Criminal laws that require a person to act willfully, that is, to act with knowledge that what they’re doing is illegal, has usually been reserved for those activities which by their nature are not inherently evil. For example, laws forbidding fraud, theft, assault, and all other acts that are by their nature evil/wrong do not require a showing of willfulness. On the other hand, crimes that by their nature aren’t evil — paying referral fees, for example, which is a common business practice — often require a showing of willfulness.
The willfulness defense has been muddied-up, however. Congress amended the statute to state that the government need not prove that a person was aware of the anti-kickback statute in order to establish a violation of the statute. But, Congress did not remove the “willfulness” requirement. So, courts since the amendment are not altogether consistent about the need for the government to show, at least at a minimum, that a person knew their conduct was unlawful in order to be in violation of the anti-kickback statute.
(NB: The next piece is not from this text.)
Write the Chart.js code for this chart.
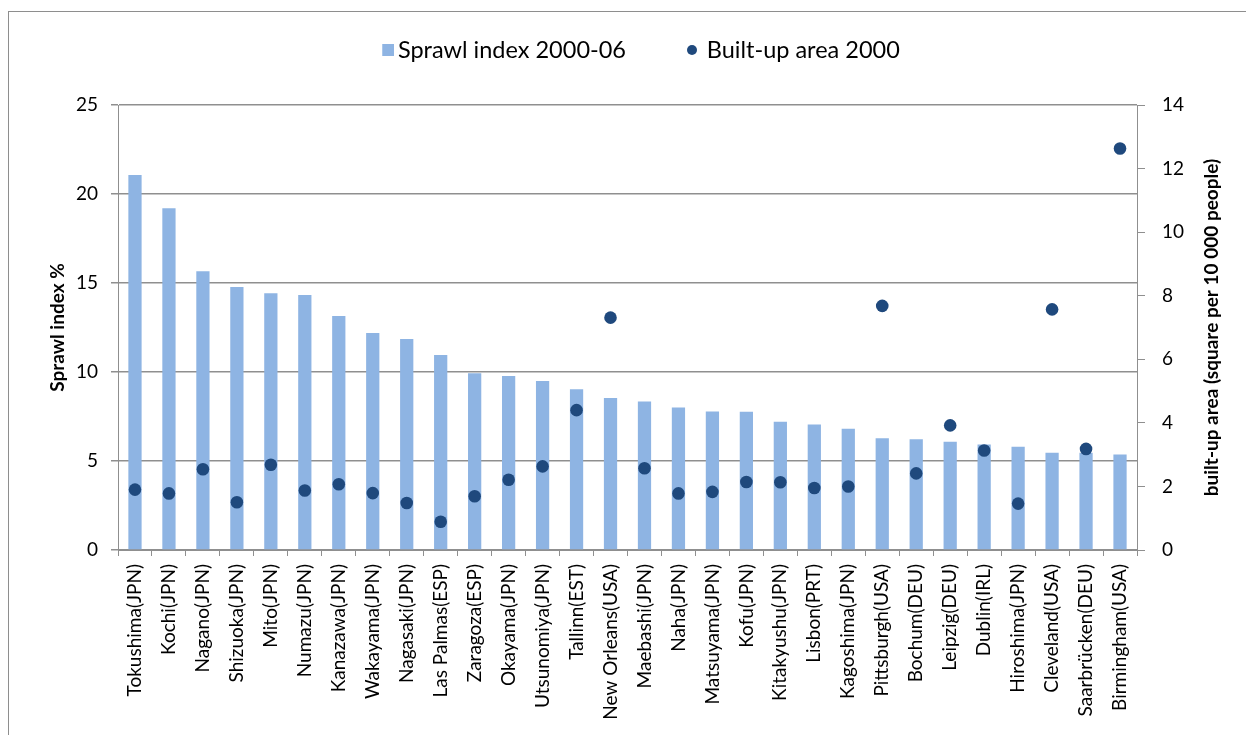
<!DOCTYPE html>
<html>
<head>
<meta charset="utf-8">
<script src="https://cdn.jsdelivr.net/npm/chart.js@4/dist/chart.umd.min.js"></script>
<style>
  html, body { margin: 0; padding: 0; background: #fff; overflow: hidden; }
  #frame { position: absolute; left: 8px; top: 11px; width: 1400px; height: 900px; border: 1px solid #8e8e8e; }
  #wrap { position: absolute; left: 0; top: 0; width: 1246px; height: 735px; }
</style>
</head>
<body>
<div id="frame"></div>
<div id="wrap"><canvas id="chart" width="1246" height="735"></canvas></div>
<script>
const cities = [
  "Tokushima(JPN)", "Kochi(JPN)", "Nagano(JPN)", "Shizuoka(JPN)", "Mito(JPN)",
  "Numazu(JPN)", "Kanazawa(JPN)", "Wakayama(JPN)", "Nagasaki(JPN)", "Las Palmas(ESP)",
  "Zaragoza(ESP)", "Okayama(JPN)", "Utsunomiya(JPN)", "Tallinn(EST)", "New Orleans(USA)",
  "Maebashi(JPN)", "Naha(JPN)", "Matsuyama(JPN)", "Kofu(JPN)", "Kitakyushu(JPN)",
  "Lisbon(PRT)", "Kagoshima(JPN)", "Pittsburgh(USA)", "Bochum(DEU)", "Leipzig(DEU)",
  "Dublin(IRL)", "Hiroshima(JPN)", "Cleveland(USA)", "Saarbrücken(DEU)", "Birmingham(USA)"
];

// sprawl index 2000-06, % (left axis)
const sprawlIndex = [
  21.07, 19.2, 15.66, 14.78, 14.42, 14.33, 13.15, 12.19, 11.85, 10.96,
  9.93, 9.78, 9.49, 9.03, 8.54, 8.34, 8.0, 7.78, 7.76, 7.2,
  7.05, 6.81, 6.28, 6.22, 6.08, 5.93, 5.8, 5.46, 5.46, 5.37
];

// built-up area 2000 (right axis)
const builtUpArea = [
  1.90, 1.78, 2.54, 1.50, 2.68, 1.87, 2.07, 1.79, 1.48, 0.89,
  1.69, 2.21, 2.63, 4.40, 7.31, 2.57, 1.78, 1.83, 2.14, 2.13,
  1.95, 2.00, 7.68, 2.41, 3.92, 3.13, 1.46, 7.57, 3.18, 12.63
];

const leftTicks = [0, 5, 10, 15, 20, 25];
const rightTicks = [0, 2, 4, 6, 8, 10, 12, 14];

const barColor = "#8EB4E3";
const dotColor = "#1F497D";
const axisColor = "#8f8f8f";
const fontFamily = "Lato, 'Open Sans', sans-serif";

// legend markers (square for bars, dot for the points)
function makeIcon(w, h, draw) {
  const c = document.createElement("canvas");
  c.width = w;
  c.height = h;
  draw(c.getContext("2d"));
  return c;
}
const squareIcon = makeIcon(56, 12, ctx => {
  ctx.fillStyle = barColor;
  ctx.fillRect(44, 0, 12, 12);
});
const dotIcon = makeIcon(46, 12, ctx => {
  ctx.fillStyle = dotColor;
  ctx.beginPath();
  ctx.arc(40, 6, 5, 0, Math.PI * 2);
  ctx.fill();
});

// right axis title reads bottom-to-top like the left one
const rightTitle = {
  id: "rightTitle",
  afterDraw(chart) {
    const ctx = chart.ctx;
    const area = chart.chartArea;
    ctx.save();
    ctx.translate(1212, (area.top + area.bottom) / 2);
    ctx.rotate(-Math.PI / 2);
    ctx.font = "bold 19px " + fontFamily;
    ctx.fillStyle = "#000";
    ctx.textAlign = "center";
    ctx.textBaseline = "middle";
    ctx.fillText("built-up area (square per 10 000 people)", 0, 0);
    ctx.restore();
  }
};

// push the plot down below the legend
const legendSpace = {
  id: "legendSpace",
  beforeInit(chart) {
    const fit = chart.legend.fit;
    chart.legend.fit = function () {
      fit.bind(chart.legend)();
      this.height += 33.25;
    };
  }
};

new Chart(document.getElementById("chart"), {
  type: "bar",
  data: {
    labels: cities,
    datasets: [
      {
        type: "line",
        label: "Built-up area 2000",
        data: builtUpArea,
        yAxisID: "y1",
        showLine: false,
        pointRadius: 6.3,
        pointBorderWidth: 0,
        pointBackgroundColor: dotColor,
        pointBorderColor: dotColor,
        order: 1
      },
      {
        label: "Sprawl index 2000-06",
        data: sprawlIndex,
        yAxisID: "y",
        backgroundColor: barColor,
        barPercentage: 0.39,
        categoryPercentage: 1,
        order: 2
      }
    ]
  },
  options: {
    responsive: false,
    animation: false,
    layout: { padding: { left: 0, right: 0, top: 9.25, bottom: 0 } },
    plugins: {
      tooltip: { enabled: false },
      legend: {
        position: "top",
        reverse: true,
        labels: {
          usePointStyle: true,
          pointStyleWidth: 40,
          boxWidth: 40,
          padding: 29,
          color: "#000",
          font: { family: fontFamily, size: 23.5 },
          generateLabels: chart => {
            const items = Chart.defaults.plugins.legend.labels.generateLabels(chart);
            items.forEach(item => {
              item.pointStyle = item.datasetIndex === 1 ? squareIcon : dotIcon;
            });
            return items;
          }
        }
      }
    },
    scales: {
      x: {
        grid: { display: true, drawOnChartArea: false, offset: true, tickLength: 6, color: axisColor },
        border: { color: axisColor },
        ticks: {
          autoSkip: false,
          minRotation: 90,
          maxRotation: 90,
          padding: 8,
          color: "#000",
          font: { family: fontFamily, size: 19 }
        },
        afterFit: scale => { scale.height = 185; }
      },
      y: {
        position: "left",
        min: 0,
        max: 25,
        afterBuildTicks: scale => { scale.ticks = leftTicks.map(v => ({ value: v })); },
        grid: { color: axisColor, lineWidth: 1.5, tickLength: 7 },
        border: { color: axisColor },
        ticks: { padding: 13, color: "#000", font: { family: fontFamily, size: 19 } },
        title: {
          display: true,
          text: "Sprawl index %",
          color: "#000",
          font: { family: fontFamily, size: 19, weight: "bold" },
          padding: { top: 46, bottom: 0 }
        },
        afterFit: scale => { scale.width = 118; }
      },
      y1: {
        position: "right",
        min: 0,
        max: 14,
        afterBuildTicks: scale => { scale.ticks = rightTicks.map(v => ({ value: v })); },
        grid: { drawOnChartArea: false, color: axisColor, tickLength: 8 },
        border: { color: axisColor },
        ticks: { padding: 17, color: "#000", font: { family: fontFamily, size: 19 } },
        afterFit: scale => { scale.width = 109; }
      }
    }
  },
  plugins: [legendSpace, rightTitle]
});
</script>
</body>
</html>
In the Fifth Circuit (which includes Texas) the law seems to be that the government must show that the person charged had knowledge that the conduct in question was unlawful and was committed with the specific intent to do something the law forbids. See, United States v. Davis, 132 F.3d 1092 (5th Cir. 1998). Other Circuit Courts of Appeals have made similar findings. While the various courts may not agree precisely on the degree of willfulness required, the prevailing view is that, at a minimum, the government must show that the person charged acted with some level of awareness that his conduct was unlawful.